Ты еще не решила – поедешь или нет. Ведь пока не увидишь собственными глазами, человек будет жить. И можно будет вообразить, что это все – неправда, что братья живут в каком-нибудь тихом уголке России, и так же любят друг друга. Отгородившись от всего мира, они теперь не шифруются, а спокойно принимают эти свои странные и запретные чувства.

За окнами была глубокая ночь. Пока ты ждала такси, со страхом всматривалась в темные проемы: чудилось, что кто-то стоит рядом, чья-то невидимая тень мешает вздохнуть.

- Ты пиши… И звони, хоть иногда, - протянула Рыжику записку с номером своего телефона. Он автоматически сжал ладонь. – Ну а сам как? Женился на Лизе?

- Нет. После… После того, как Ромки не стало, все потеряло смысл.

Ты ничего не ответила, просто встала на цыпочки и поцеловала его в щеку.

А когда уже ехала в такси, думала о том, что Рыжик опускается, превращается в пьяницу, пустого человека, живущего прошлым. Его бог умер. Так, как прежде, не будет уже никогда.

Будет ли завтрашний день иметь тот же смысл, что и сегодняшний? Пока остры переживания, надо дать им перегореть прямо сейчас.

- Подождите… Мне нужно на Троекуровское кладбище.

- Что же раньше-то молчали…

Увидеть… Да.
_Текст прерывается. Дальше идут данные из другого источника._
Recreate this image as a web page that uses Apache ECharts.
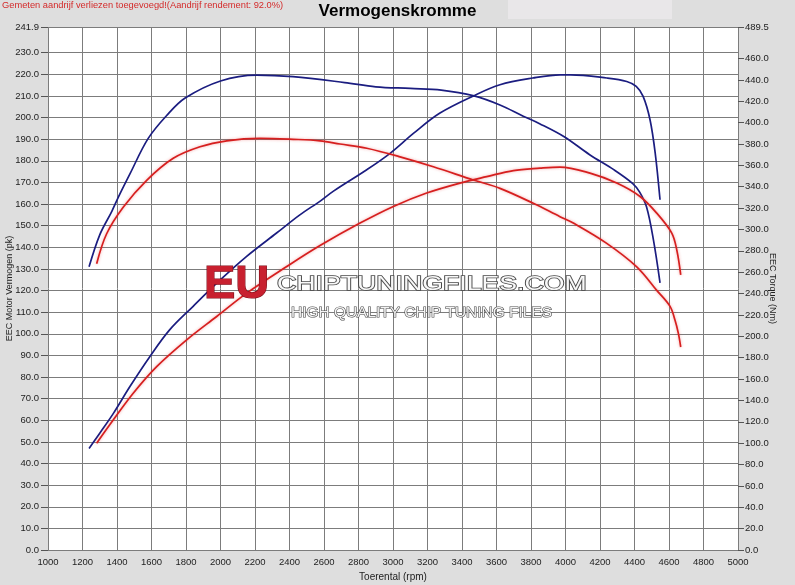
<!DOCTYPE html>
<html>
<head>
<meta charset="utf-8">
<script src="https://cdn.jsdelivr.net/npm/echarts@6/dist/echarts.min.js"></script>
<style>
html,body{margin:0;padding:0;background:#dedede;}
#c{width:795px;height:585px;}
</style>
</head>
<body>
<div id="c"></div>
<script>
// ---- data ----
const tunedTorqueRpm = [1238,1300,1370,1410,1475,1580,1690,1795,2000,2210,2420,2720,2900,3100,3280,3470,3620,3755,3850,3990,4140,4280,4390,4430,4470,4510,4548];
const tunedTorqueNm  = [265,295,317,331,352,385,407,423,439,444.5,443,437.5,433.5,432,430.5,425,416.5,406,399,387,370,356,343,335,321,290,250];

const tunedPowerRpm = [1238,1300,1380,1475,1590,1705,1840,2000,2150,2325,2460,2580,2655,2850,2985,3120,3270,3465,3620,3810,3970,4030,4240,4355,4410,4450,4490,4520,4548];
const tunedPowerPk  = [47,54,63.3,75.6,89.4,101.8,112.6,125,135.7,146.6,155,161.5,166,176,183.6,192.8,202,210,215.2,218.3,219.8,219.8,218.3,216.7,214.4,209.8,199,183.6,162];

const stockTorqueRpm = [1282,1340,1437,1572,1726,1881,2036,2229,2422,2577,2693,2848,3041,3234,3466,3620,3813,3968,4045,4239,4413,4529,4606,4635,4654,4668];
const stockTorqueNm  = [268,296,321,346,366.6,377.4,383,385.3,384.4,383,380,376,368,358.7,346.3,338.5,324.5,312,306,287,265,243,228,215,203,190];

const stockPowerRpm = [1282,1379,1494,1630,1804,1978,2152,2384,2577,2809,3002,3195,3388,3543,3698,3852,3968,4142,4297,4432,4529,4616,4645,4668];
const stockPowerPk  = [49.4,60.2,72.5,84.8,97.2,108,118.8,131.1,140.8,151.2,158.9,165.1,169.7,172.7,175.5,176.6,177.1,174.3,169.7,163.5,155.8,146.6,138.8,127.3];

const powerTicks  = [0,10,20,30,40,50,60,70,80,90,100,110,120,130,140,150,160,170,180,190,200,210,220,230,241.9];
const torqueTicks = [0,20,40,60,80,100,120,140,160,180,200,220,240,260,280,300,320,340,360,380,400,420,440,460,489.5];

function pairs(xs, ys){ return xs.map((x,i)=>[x, ys[i]]); }

const chart = echarts.init(document.getElementById('c'));
const FONT = 'Liberation Sans';
const BLUE = '#1b1d80';
const RED = '#d61f1f';

function lineSeries(name, data, color, yIdx){
  return {
    name, type:'line', yAxisIndex:yIdx, data, smooth:0.35, showSymbol:false,
    lineStyle:{color, width:1.7, shadowColor: color===RED ? 'rgba(230,60,60,0.45)' : 'rgba(0,0,0,0)', shadowBlur: color===RED ? 3 : 0},
    itemStyle:{color}, z:3, silent:true, animation:false
  };
}

chart.setOption({
  backgroundColor:'#dedede',
  animation:false,
  title:{
    text:'Vermogenskromme', left:'center', top:-2,
    textStyle:{fontFamily:FONT, fontSize:17, fontWeight:'bold', color:'#000'}
  },
  grid:{left:48, right:57, top:27, bottom:35, show:true, backgroundColor:'#ffffff', borderWidth:0, containLabel:false, outerBoundsMode:'none'},
  xAxis:{
    type:'value', min:1000, max:5000, interval:200,
    axisLine:{show:false}, axisTick:{show:false},
    splitLine:{show:true, lineStyle:{color:'#7c7c7c', width:1}},
    axisLabel:{color:'#222', fontSize:9.5, fontFamily:FONT, margin:7, formatter:v=>String(v)},
    name:'Toerental (rpm)', nameLocation:'middle', nameGap:22, nameMoveOverlap:false,
    nameTextStyle:{color:'#222', fontSize:10, fontFamily:FONT}
  },
  yAxis:[{
    type:'value', position:'left', min:0, max:241.9,
    axisLine:{show:false},
    axisTick:{show:true, customValues:powerTicks, length:7, lineStyle:{color:'#555'}},
    axisLabel:{customValues:powerTicks, color:'#222', fontSize:9.5, fontFamily:FONT, margin:9,
      formatter:v=>Number(v).toFixed(1)},
    splitLine:{show:true, lineStyle:{color:'#7c7c7c', width:1}},
    name:'EEC Motor Vermogen (pk)', nameLocation:'middle', nameGap:34, nameMoveOverlap:false,
    nameTextStyle:{color:'#222', fontSize:9, fontFamily:FONT}
  },{
    type:'value', position:'right', min:0, max:489.5,
    axisLine:{show:false},
    axisTick:{show:true, customValues:torqueTicks, length:6, lineStyle:{color:'#555'}},
    axisLabel:{customValues:torqueTicks, color:'#222', fontSize:9.5, fontFamily:FONT, margin:7,
      formatter:v=>Number(v).toFixed(1)},
    splitLine:{show:false},
    name:'EEC Torque (Nm)', nameLocation:'middle', nameGap:30, nameRotate:-90, nameMoveOverlap:false,
    nameTextStyle:{color:'#222', fontSize:9, fontFamily:FONT}
  }],
  graphic:[
    {type:'rect', left:508, top:0, shape:{width:164, height:19}, style:{fill:'#e9e7e9'}, z:-10, silent:true},
    {type:'text', left:2, top:1, style:{text:'Gemeten aandrijf verliezen toegevoegd!(Aandrijf rendement: 92.0%)', fill:'#d42a2a', font:'9.3px "Liberation Sans"'}, silent:true},
    {type:'text', x:204, y:262, style:{text:'EU', fill:'#c8202f', stroke:'#7a0d18', lineWidth:1.2, font:'bold 47px "Liberation Sans"', verticalAlign:'top', shadowBlur:4, shadowColor:'rgba(0,0,0,0.5)'}, z:10, silent:true},
    {type:'text', x:277, y:274, scaleX:1.27, style:{text:'CHIPTUNINGFILES.COM', fill:'#f8f8f8', stroke:'#4a4a4a', lineWidth:1.6, font:'21px "Liberation Sans"', verticalAlign:'top', shadowBlur:4, shadowColor:'rgba(0,0,0,0.6)'}, z:10, silent:true},
    {type:'text', x:291, y:305, scaleX:1.03, style:{text:'HIGH QUALITY CHIP TUNING FILES', fill:'#f4f4f4', stroke:'#4a4a4a', lineWidth:1.2, font:'15px "Liberation Sans"', verticalAlign:'top', shadowBlur:4, shadowColor:'rgba(0,0,0,0.6)'}, z:10, silent:true}
  ],
  series:[
    lineSeries('Torque tuned', pairs(tunedTorqueRpm, tunedTorqueNm), BLUE, 1),
    lineSeries('Power tuned', pairs(tunedPowerRpm, tunedPowerPk), BLUE, 0),
    lineSeries('Torque stock', pairs(stockTorqueRpm, stockTorqueNm), RED, 1),
    lineSeries('Power stock', pairs(stockPowerRpm, stockPowerPk), RED, 0)
  ]
});
</script>
</body>
</html>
Чтобы убедиться, что все – не сон.

В конце концов, прошлое навсегда останется прошлым. Никогда не вернуть тех минут с Рыжиком в кафе… Как и не воскресить светлую улыбку Ромы Воробьева…

Ночью на кладбище вовсе не так страшно, как пишут в книгах и показывают в кино. Ты спокойно шла по рядам, благо, освещения было достаточно, и ты четко видела тропинку среди ухоженных или заброшенных могил.

Вот она – совсем недалеко, стоит в стороне от остальных, как бы отдельно. И аккуратный памятник с датами рождения и смерти. Ничего лишнего, просто множество живых цветов, множество свечей. Неровные блики освещали надгробный камень, и ты с волнением увидела, как на тебя смотрят Ромкины глаза – графитовый портрет получился таким живым и настоящим, что у тебя закололо сердце. От слабости ты опустилась на колени, провела рукой по кованой ограде.

- Ну вот… Ты же никогда не любил ограждении и запреты… Ромка…

Насколько близко ты знала его, чтобы вот так вот сейчас судить? Имела ли право, кем ты была для него?

Внезапно вспомнился Сашка и твоя жалкая ревность.

- Ром, прости меня, прости… Пожалуйста…

Единственное слово, которое ты могла повторять сейчас. Стояла на коленях прямо на холодной стылой земле, не ощущая ничего, кроме разрывающего изнутри чувства вины.

- Прости меня…

И плакала. Слезы жгли, как расплавленная сталь.